O ministro do Supremo Tribunal Federal (STF) Marco Aurélio Mello criticou ontem a tramitação oculta de inquéritos na Corte, com investigações que não estão sujeitas a qualquer tipo de controle sobre abertura e arquivamento. O assunto veio à tona com as supostas investigações envolvendo o ministro da Agricultura, Neri Geller (PMDB), em um caso de grilagem de terras da reforma agrária no Mato Grosso, como parte da operação Terra Prometida.

A investigação estaria em um inquérito oculto no STF, que não pode ser localizado sequer no andamento processual da Corte. O caso teria sido remetido ao Supremo em agosto pelo juiz da primeira instância.

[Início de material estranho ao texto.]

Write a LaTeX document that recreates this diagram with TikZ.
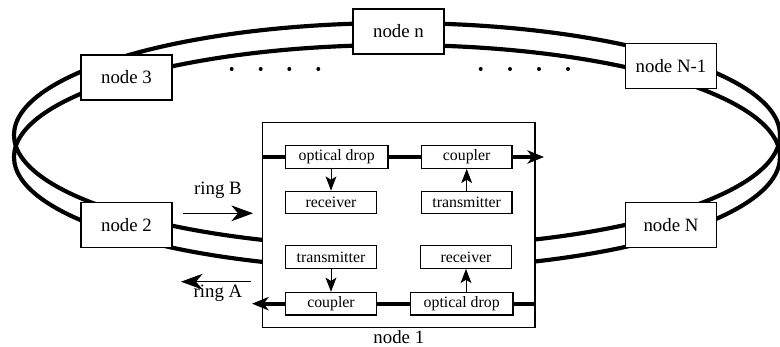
\documentclass[tikz,border=0pt]{standalone}
\usepackage{fontspec}
\setmainfont{Liberation Serif}
\usetikzlibrary{arrows.meta, positioning}

\begin{document}
\begin{tikzpicture}[x=0.6pt, y=-0.6pt,
  every node/.style={font=\fontsize{11.3}{13}\selectfont},
  bignode/.style={draw, fill=white, line width=0.8pt, minimum width=54.6pt, minimum height=27pt, inner sep=0pt},
  part/.style={draw, fill=white, line width=0.7pt, minimum width=54.3pt, minimum height=13.6pt, inner sep=0pt, font=\fontsize{9.5}{11}\selectfont},
  widepart/.style={part, minimum width=61.5pt},
  ring/.style={line width=2.5pt},
  tap/.style={line width=0.6pt, -{Stealth[length=8.5pt, width=6.5pt, inset=2pt]}},
  flow/.style={line width=0.6pt, -{Stealth[length=13pt, width=9.5pt, inset=4pt]}}]
  \clip (0,0) rectangle (780,347);
  % the two rings
  \draw[ring] (397,135) ellipse [x radius=229.8pt, y radius=67.2pt];
  \draw[ring] (397,157) ellipse [x radius=229.8pt, y radius=67.2pt];
  % ring nodes
  \node (n1) [draw, fill=white, line width=0.8pt, minimum width=163.4pt, minimum height=122.8pt] at (398.85,225) {};
  \node (n1label) [below=1pt of n1, inner sep=0pt] {node 1};
  \node (n2) [bignode] at (126.5,225) {node 2};
  \node (n3) [bignode] at (126.5,77.5) {node 3};
  \node (nn) [bignode] at (398.5,31.5) {node n};
  \node (nN1) [bignode] at (671,66) {node N-1};
  \node (nN) [bignode] at (671,225) {node N};
  \foreach \x in {231.7,260.7,289.3,318.3,480.7,510,539,568}
    \fill (\x,69) circle (1.2pt);
  % inside node 1
  \node (od1) [widepart] at (336.7,157) {optical drop};
  \node (cp1) [part] at (466.7,157) {coupler};
  \node (rx1) [part] at (331,202.5) {receiver};
  \node (tx1) [part] at (466.7,202.5) {transmitter};
  \node (tx2) [part] at (331,257) {transmitter};
  \node (rx2) [part] at (466,257) {receiver};
  \node (cp2) [part] at (331,303.7) {coupler};
  \node (od2) [widepart] at (461.7,303.7) {optical drop};
  \coordinate (outB) at (544,157);
  \coordinate (outA) at (252,303.7);
  \draw[ring] (n1.west |- od1.west) -- (od1.west);
  \draw[ring] (od1.east) -- (cp1.west);
  \draw[ring, -{Stealth[length=10pt, width=8pt, inset=3pt]}] (cp1.east) -- (outB);
  \draw[ring] (n1.east |- od2.east) -- (od2.east);
  \draw[ring] (od2.west) -- (cp2.east);
  \draw[ring, -{Stealth[length=10pt, width=8pt, inset=3pt]}] (cp2.west) -- (outA);
  \draw[tap] (rx1.north |- od1.south) -- (rx1.north);
  \draw[tap] (tx1.north) -- (cp1.south);
  \draw[tap] (tx2.south) -- (cp2.north);
  \draw[tap] (rx2.south |- od2.north) -- (rx2.south);
  % ring directions
  \node (ringB) at (218,190) {ring B};
  \node (ringA) at (218,293) {ring A};
  \coordinate (b0) at (183,213.3);
  \coordinate (b1) at (253,213.3);
  \coordinate (a0) at (251,281.7);
  \coordinate (a1) at (181,281.7);
  \draw[flow] (b0) -- (b1);
  \draw[flow] (a0) -- (a1);
\end{tikzpicture}
\end{document}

"Não concebo que haja um inquérito policial oculto", disse Marco Aurélio. "Não pode haver, em termos de administração pública, qualquer mistério. Todos devemos conta aos contribuintes", acrescentou, apontando a necessidade de "freios inibitórios" para a atuação do Poder Público.

O status de "oculto" vai além do segredo de Justiça. Nessa última categoria, é possível localizar a movimentação processual no STF, mas apenas com as iniciais dos investigados. Só as pessoas envolvidas no caso e seus advogados podem acessar a íntegra do processo.

Já para os processos ocultos, a restrição do acesso é total. Despachos e decisões não contam com qualquer tipo de publicidade. Dentro do STF, o manuseio é limitado a um grupo de servidores. Como a tramitação "oculta" é determinada pelo próprio relator do caso, não é possível controlar quantas investigações são abertas ou encerradas. Segundo o site do STF, a categoria é usada para "impedir a divulgação de informações que possam comprometer o bom andamento de processos criminais".

O STF não controla, atualmente, quantos inquéritos ocultos tramitam na Corte. Também não há qualquer acompanhamento sobre quantos procedimentos desse tipo foram abertos ou arquivados nos últimos anos.

Segundo a assessoria de imprensa do tribunal, a classificação do processo como "sigiloso/oculto" está prevista no Regimento Interno da Corte. Outra base legal apontada é o artigo 20 do Código de Processo Penal, segundo o qual "a autoridade assegurará no inquérito o sigilo necessário à elucidação do fato ou exigido pelo interesse da sociedade". A assessoria afirmou ainda que cabe ao relator do caso decretar a confidencialidade.

A tramitação oculta de inquéritos contra pessoas com foro privilegiado também deve ocorrer na operação Lava-Jato, em relação aos fatos decorrentes das delações premiadas do ex-diretor de Abastecimento da Petrobras Paulo Roberto Costa e do doleiro Alberto Youssef.

Os documentos que já chegaram à Corte são guardados em uma pasta verde à qual poucos têm acesso além do relator do caso, o ministro Teori Zavascki. Nesse caso, o relator justifica que o segredo absoluto está previsto na nova Lei de Organizações Criminosas (Lei 12.850/2013), para garantir a eficácia das investigações. A lei trata de mecanismos de apuração de crimes, como a delação premiada.